Quote all of the data that follows exactly as written, skipping the images.

──────── GIVEN MATERIAL

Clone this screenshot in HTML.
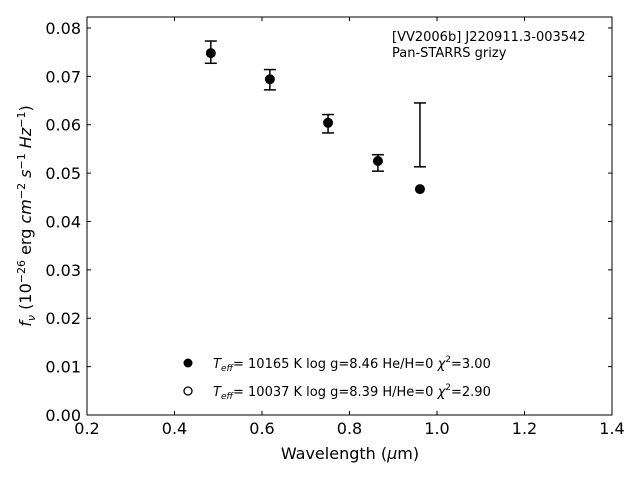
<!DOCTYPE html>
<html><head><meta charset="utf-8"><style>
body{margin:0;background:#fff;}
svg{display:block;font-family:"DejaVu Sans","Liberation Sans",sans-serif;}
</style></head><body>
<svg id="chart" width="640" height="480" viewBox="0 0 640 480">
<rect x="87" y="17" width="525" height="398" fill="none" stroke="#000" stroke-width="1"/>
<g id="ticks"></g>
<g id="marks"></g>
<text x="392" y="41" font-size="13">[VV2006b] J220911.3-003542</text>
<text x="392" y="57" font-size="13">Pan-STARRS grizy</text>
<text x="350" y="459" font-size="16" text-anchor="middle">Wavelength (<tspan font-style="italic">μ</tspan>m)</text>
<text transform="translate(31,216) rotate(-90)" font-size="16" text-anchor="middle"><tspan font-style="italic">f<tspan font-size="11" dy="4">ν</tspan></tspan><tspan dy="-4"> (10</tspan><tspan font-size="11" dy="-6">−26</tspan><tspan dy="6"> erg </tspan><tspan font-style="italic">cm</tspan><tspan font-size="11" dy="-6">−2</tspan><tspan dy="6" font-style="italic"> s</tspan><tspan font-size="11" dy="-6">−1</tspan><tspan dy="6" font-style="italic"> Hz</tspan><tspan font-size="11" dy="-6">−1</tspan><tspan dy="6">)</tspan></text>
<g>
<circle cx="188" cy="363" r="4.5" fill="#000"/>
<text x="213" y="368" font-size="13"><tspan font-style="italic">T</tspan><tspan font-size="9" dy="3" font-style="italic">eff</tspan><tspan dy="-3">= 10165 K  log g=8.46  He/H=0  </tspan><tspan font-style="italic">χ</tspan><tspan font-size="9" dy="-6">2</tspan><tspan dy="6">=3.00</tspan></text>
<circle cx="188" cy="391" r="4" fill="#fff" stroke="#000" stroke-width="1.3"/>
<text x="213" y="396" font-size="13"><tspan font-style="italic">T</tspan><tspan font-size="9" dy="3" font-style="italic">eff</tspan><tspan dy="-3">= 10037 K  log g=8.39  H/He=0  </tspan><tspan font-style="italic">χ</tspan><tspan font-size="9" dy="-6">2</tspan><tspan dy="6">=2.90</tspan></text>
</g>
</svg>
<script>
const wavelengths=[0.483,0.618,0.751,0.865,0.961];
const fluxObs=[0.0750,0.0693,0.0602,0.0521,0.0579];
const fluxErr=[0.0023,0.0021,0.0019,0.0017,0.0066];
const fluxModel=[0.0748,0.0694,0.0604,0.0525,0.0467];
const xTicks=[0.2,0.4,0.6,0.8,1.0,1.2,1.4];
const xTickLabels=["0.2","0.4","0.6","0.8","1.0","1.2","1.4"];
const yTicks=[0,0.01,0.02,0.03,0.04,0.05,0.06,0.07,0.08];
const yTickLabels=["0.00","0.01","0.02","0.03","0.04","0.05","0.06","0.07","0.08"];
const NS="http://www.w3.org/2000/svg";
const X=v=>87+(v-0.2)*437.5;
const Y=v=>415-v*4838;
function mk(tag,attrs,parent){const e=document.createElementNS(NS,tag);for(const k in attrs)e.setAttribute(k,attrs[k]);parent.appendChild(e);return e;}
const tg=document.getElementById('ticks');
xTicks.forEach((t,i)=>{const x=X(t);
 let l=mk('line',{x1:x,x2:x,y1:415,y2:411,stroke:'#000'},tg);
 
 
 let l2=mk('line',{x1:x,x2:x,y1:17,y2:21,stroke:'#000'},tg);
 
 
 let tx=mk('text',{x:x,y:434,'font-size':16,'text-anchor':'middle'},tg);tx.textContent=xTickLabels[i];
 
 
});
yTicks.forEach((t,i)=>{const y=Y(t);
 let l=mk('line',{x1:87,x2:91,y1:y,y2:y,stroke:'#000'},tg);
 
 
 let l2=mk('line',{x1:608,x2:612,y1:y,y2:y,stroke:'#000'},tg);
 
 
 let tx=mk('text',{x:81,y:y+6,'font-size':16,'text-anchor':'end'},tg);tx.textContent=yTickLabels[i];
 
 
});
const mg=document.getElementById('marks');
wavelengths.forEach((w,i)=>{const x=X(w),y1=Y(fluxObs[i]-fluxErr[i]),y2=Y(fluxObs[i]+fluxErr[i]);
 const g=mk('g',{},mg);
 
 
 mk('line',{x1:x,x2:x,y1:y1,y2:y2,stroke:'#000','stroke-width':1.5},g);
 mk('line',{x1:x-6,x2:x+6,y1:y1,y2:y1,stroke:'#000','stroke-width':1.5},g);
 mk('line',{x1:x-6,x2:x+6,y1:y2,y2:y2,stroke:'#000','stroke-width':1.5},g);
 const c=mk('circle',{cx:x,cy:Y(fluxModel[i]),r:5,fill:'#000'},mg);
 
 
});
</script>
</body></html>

────────────────

● **ANSWER TO THIS TASK**
Clone this screenshot in HTML.
<!DOCTYPE html>
<html><head><meta charset="utf-8"><style>
body{margin:0;background:#fff;}
svg{display:block;font-family:"DejaVu Sans","Liberation Sans",sans-serif;}
</style></head><body>
<svg id="chart" width="640" height="480" viewBox="0 0 640 480">
<rect x="87" y="17" width="525" height="398" fill="none" stroke="#000" stroke-width="1"/>
<g id="ticks"></g>
<g id="marks"></g>
<text x="392" y="41" font-size="13">[VV2006b] J220911.3-003542</text>
<text x="392" y="57" font-size="13">Pan-STARRS grizy</text>
<text x="350" y="459" font-size="16" text-anchor="middle">Wavelength (<tspan font-style="italic">μ</tspan>m)</text>
<text transform="translate(31,216) rotate(-90)" font-size="16" text-anchor="middle"><tspan font-style="italic">f<tspan font-size="11" dy="4">ν</tspan></tspan><tspan dy="-4"> (10</tspan><tspan font-size="11" dy="-6">−26</tspan><tspan dy="6"> erg </tspan><tspan font-style="italic">cm</tspan><tspan font-size="11" dy="-6">−2</tspan><tspan dy="6" font-style="italic"> s</tspan><tspan font-size="11" dy="-6">−1</tspan><tspan dy="6" font-style="italic"> Hz</tspan><tspan font-size="11" dy="-6">−1</tspan><tspan dy="6">)</tspan></text>
<g>
<circle cx="188" cy="363" r="4.5" fill="#000"/>
<text x="213" y="368" font-size="13"><tspan font-style="italic">T</tspan><tspan font-size="9" dy="3" font-style="italic">eff</tspan><tspan dy="-3">= 10165 K  log g=8.46  He/H=0  </tspan><tspan font-style="italic">χ</tspan><tspan font-size="9" dy="-6">2</tspan><tspan dy="6">=3.00</tspan></text>
<circle cx="188" cy="391" r="4" fill="#fff" stroke="#000" stroke-width="1.3"/>
<text x="213" y="396" font-size="13"><tspan font-style="italic">T</tspan><tspan font-size="9" dy="3" font-style="italic">eff</tspan><tspan dy="-3">= 10037 K  log g=8.39  H/He=0  </tspan><tspan font-style="italic">χ</tspan><tspan font-size="9" dy="-6">2</tspan><tspan dy="6">=2.90</tspan></text>
</g>
</svg>
<script>
const wavelengths=[0.483,0.618,0.751,0.865,0.961];
const fluxObs=[0.0750,0.0693,0.0602,0.0521,0.0579];
const fluxErr=[0.0023,0.0021,0.0019,0.0017,0.0066];
const fluxModel=[0.0748,0.0694,0.0604,0.0525,0.0467];
const xTicks=[0.2,0.4,0.6,0.8,1.0,1.2,1.4];
const xTickLabels=["0.2","0.4","0.6","0.8","1.0","1.2","1.4"];
const yTicks=[0,0.01,0.02,0.03,0.04,0.05,0.06,0.07,0.08];
const yTickLabels=["0.00","0.01","0.02","0.03","0.04","0.05","0.06","0.07","0.08"];
const NS="http://www.w3.org/2000/svg";
const X=v=>87+(v-0.2)*437.5;
const Y=v=>415-v*4838;
function mk(tag,attrs,parent){const e=document.createElementNS(NS,tag);for(const k in attrs)e.setAttribute(k,attrs[k]);parent.appendChild(e);return e;}
const tg=document.getElementById('ticks');
xTicks.forEach((t,i)=>{const x=X(t);
 let l=mk('line',{x1:x,x2:x,y1:415,y2:411,stroke:'#000'},tg);
 
 
 let l2=mk('line',{x1:x,x2:x,y1:17,y2:21,stroke:'#000'},tg);
 
 
 let tx=mk('text',{x:x,y:434,'font-size':16,'text-anchor':'middle'},tg);tx.textContent=xTickLabels[i];
 
 
});
yTicks.forEach((t,i)=>{const y=Y(t);
 let l=mk('line',{x1:87,x2:91,y1:y,y2:y,stroke:'#000'},tg);
 
 
 let l2=mk('line',{x1:608,x2:612,y1:y,y2:y,stroke:'#000'},tg);
 
 
 let tx=mk('text',{x:81,y:y+6,'font-size':16,'text-anchor':'end'},tg);tx.textContent=yTickLabels[i];
 
 
});
const mg=document.getElementById('marks');
wavelengths.forEach((w,i)=>{const x=X(w),y1=Y(fluxObs[i]-fluxErr[i]),y2=Y(fluxObs[i]+fluxErr[i]);
 const g=mk('g',{},mg);
 
 
 mk('line',{x1:x,x2:x,y1:y1,y2:y2,stroke:'#000','stroke-width':1.5},g);
 mk('line',{x1:x-6,x2:x+6,y1:y1,y2:y1,stroke:'#000','stroke-width':1.5},g);
 mk('line',{x1:x-6,x2:x+6,y1:y2,y2:y2,stroke:'#000','stroke-width':1.5},g);
 const c=mk('circle',{cx:x,cy:Y(fluxModel[i]),r:5,fill:'#000'},mg);
 
 
});
</script>
</body></html>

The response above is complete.